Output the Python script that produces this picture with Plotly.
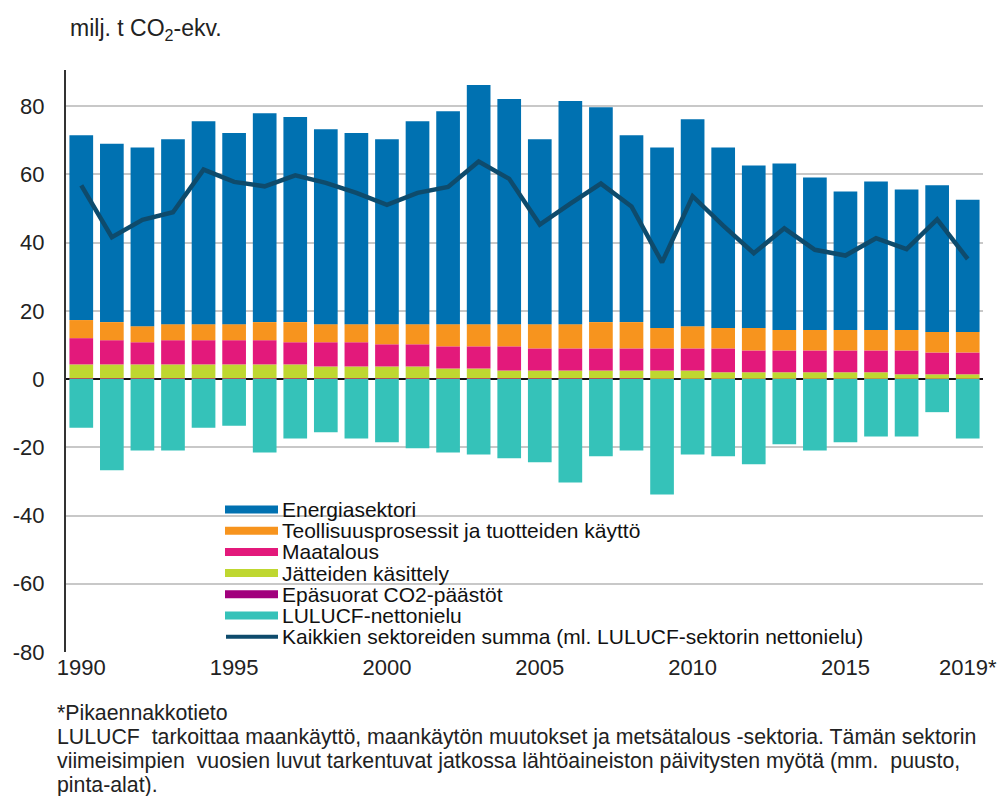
import plotly.graph_objects as go

years = list(range(1990, 2020))

energia = [54.2, 52.3, 52.4, 54.2, 59.5, 56.0, 61.2, 60.1, 57.1, 56.0,
           54.2, 59.5, 62.4, 70.1, 66.0, 54.2, 65.4, 63.0, 54.8, 52.9,
           60.7, 52.9, 47.6, 48.8, 44.7, 40.6, 43.5, 41.2, 43.0, 38.8]
teollisuus = [5.3, 5.3, 4.7, 4.7, 4.7, 4.7, 5.3, 5.9, 5.3, 5.3,
              5.9, 5.9, 6.5, 6.5, 6.5, 7.1, 7.1, 7.7, 7.7, 6.0,
              6.5, 6.0, 6.6, 6.0, 6.0, 6.0, 6.0, 6.0, 6.0, 6.0]
maatalous = [7.7, 7.1, 6.5, 7.1, 7.1, 7.1, 7.1, 6.5, 7.1, 7.1,
             6.5, 6.5, 6.5, 6.5, 7.1, 6.5, 6.5, 6.5, 6.5, 6.5,
             6.5, 7.0, 6.4, 6.4, 6.4, 6.4, 6.4, 7.0, 6.4, 6.4]
jatteet = [4.1, 4.1, 4.1, 4.1, 4.1, 4.1, 4.1, 4.1, 3.5, 3.5,
           3.5, 3.5, 2.9, 2.9, 2.3, 2.3, 2.3, 2.3, 2.3, 2.4,
           2.4, 1.9, 1.9, 1.9, 1.9, 1.9, 1.9, 1.3, 1.3, 1.3]
epasuorat = [0.2, 0.2, 0.2, 0.2, 0.2, 0.2, 0.2, 0.2, 0.2, 0.2,
             0.2, 0.2, 0.2, 0.2, 0.2, 0.2, 0.2, 0.2, 0.2, 0.1,
             0.1, 0.1, 0.1, 0.1, 0.1, 0.1, 0.1, 0.1, 0.1, 0.1]
lulucf = [-14.3, -26.7, -20.9, -20.9, -14.3, -13.7, -21.5, -17.4, -15.6, -17.4,
          -18.5, -20.3, -21.5, -22.1, -23.2, -24.4, -30.3, -22.6, -20.9, -33.8,
          -22.1, -22.6, -25.0, -19.1, -20.9, -18.5, -16.8, -16.8, -9.7, -17.4]
summa = [56.8, 41.6, 46.7, 48.9, 61.4, 57.8, 56.5, 59.7, 57.5, 54.6,
         51.1, 54.6, 56.3, 63.8, 58.7, 45.3, 51.4, 57.3, 50.6, 34.2,
         53.6, 45.0, 36.9, 44.2, 37.9, 36.2, 41.3, 38.1, 46.8, 35.2]

tick_years = [1990, 1995, 2000, 2005, 2010, 2015, 2019]
tick_labels = ["1990", "1995", "2000", "2005", "2010", "2015", "2019*"]
y_ticks = [-80, -60, -40, -20, 0, 20, 40, 60, 80]
y_tick_labels = ["-80", "-60", "-40", "-20", "0", "20", "40", "60", "80"]

names = {
    "energia": "Energiasektori",
    "teollisuus": "Teollisuusprosessit ja tuotteiden käyttö",
    "maatalous": "Maatalous",
    "jatteet": "Jätteiden käsittely",
    "epasuorat": "Epäsuorat CO2-päästöt",
    "lulucf": "LULUCF-nettonielu",
    "summa": "Kaikkien sektoreiden summa (ml. LULUCF-sektorin nettonielu)",
}
colors = {
    "energia": "#0071B1",
    "teollisuus": "#F7941E",
    "maatalous": "#E3197B",
    "jatteet": "#BFD730",
    "epasuorat": "#A1007D",
    "lulucf": "#35C2B9",
    "summa": "#0E4B6C",
}

FONT = "Liberation Sans, Arial, sans-serif"
W, H = 1001, 796
ML, MR, MT, MB = 66, 18, 70, 144
PW, PH = W - ML - MR, H - MT - MB


def px(xp):
    return (xp - ML) / PW


def py(yp):
    return (H - MB - yp) / PH


fig = go.Figure()

stack = [("epasuorat", epasuorat), ("jatteet", jatteet), ("maatalous", maatalous),
         ("teollisuus", teollisuus), ("energia", energia), ("lulucf", lulucf)]
for key, vals in stack:
    fig.add_trace(go.Bar(x=years, y=vals, name=names[key], marker_color=colors[key],
                         marker_line_width=0, showlegend=False))

fig.add_trace(go.Scatter(x=years, y=summa, mode="lines", name=names["summa"],
                         line=dict(color=colors["summa"], width=4.5), showlegend=False))

fig.update_layout(
    width=W, height=H,
    margin=dict(l=ML, r=MR, t=MT, b=MB, autoexpand=False),
    paper_bgcolor="white", plot_bgcolor="white",
    barmode="relative", bargap=0.225,
    font=dict(family=FONT, size=22, color="#222"),
    showlegend=False,
)
fig.update_xaxes(range=[1989.5, 2019.5], tickvals=tick_years, ticktext=tick_labels,
                 showgrid=False, zeroline=False, showline=False, ticks="",
                 automargin=False, tickfont=dict(size=22, color="#222"))
fig.update_yaxes(range=[-80, 90.6], tickvals=y_ticks, ticktext=y_tick_labels, showgrid=True,
                 gridcolor="#c8c8c8", gridwidth=1.5, zeroline=True, zerolinecolor="#111",
                 zerolinewidth=2, showline=True, linecolor="#333", linewidth=2,
                 ticks="", ticklabelstandoff=15, automargin=False,
                 tickfont=dict(size=22, color="#222"))

# legend drawn inside the plot area
legend_keys = ["energia", "teollisuus", "maatalous", "jatteet", "epasuorat", "lulucf", "summa"]
row0, rowstep = 509.5, 21.2
for i, key in enumerate(legend_keys):
    yc = row0 + rowstep * i
    if key == "summa":
        fig.add_shape(type="line", xref="paper", yref="paper",
                      x0=px(226), x1=px(278), y0=py(yc), y1=py(yc),
                      line=dict(color=colors[key], width=4))
    else:
        fig.add_shape(type="rect", xref="paper", yref="paper",
                      x0=px(225), x1=px(278), y0=py(yc - 4), y1=py(yc + 4),
                      fillcolor=colors[key], line=dict(width=0))
    fig.add_annotation(x=px(280), y=py(yc), xref="paper", yref="paper",
                       xanchor="left", yanchor="middle", showarrow=False,
                       text=names[key], font=dict(family=FONT, size=21, color="#111"))

fig.add_annotation(x=px(68), y=py(29), xref="paper", yref="paper",
                   xanchor="left", yanchor="middle", showarrow=False,
                   text="milj. t CO<sub>2</sub>-ekv.", font=dict(size=23, color="#222"))

notes = [
    "*Pikaennakkotieto",
    "LULUCF  tarkoittaa maankäyttö, maankäytön muutokset ja metsätalous -sektoria. Tämän sektorin",
    "viimeisimpien  vuosien luvut tarkentuvat jatkossa lähtöaineiston päivitysten myötä (mm.  puusto,",
    "pinta-alat).",
]
for i, line in enumerate(notes):
    yp = 713 + 24 * i
    fig.add_annotation(x=px(55), y=py(yp), xref="paper", yref="paper",
                       xanchor="left", yanchor="middle", showarrow=False, text=line,
                       font=dict(size=21.3, color="#222"))

fig.write_html("out.html", config={"displayModeBar": False},
               post_script="document.body.style.margin='0';document.body.style.overflow='hidden';")
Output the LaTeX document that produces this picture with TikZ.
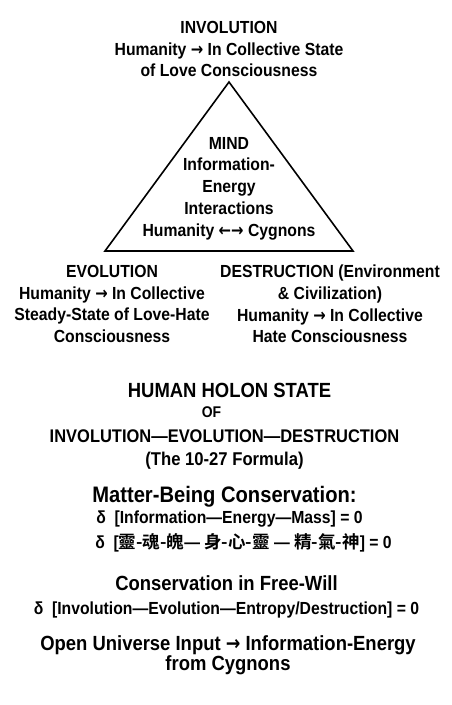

### [Instructions for the task]
Take the records from their first line through the line containing "years = list(range(1990, 2020))" and please return exactly those lines, both ends included, minus the pictures.

### [Result of the exercise]
Output the Python script that produces this picture with Plotly.
import plotly.graph_objects as go

years = list(range(1990, 2020))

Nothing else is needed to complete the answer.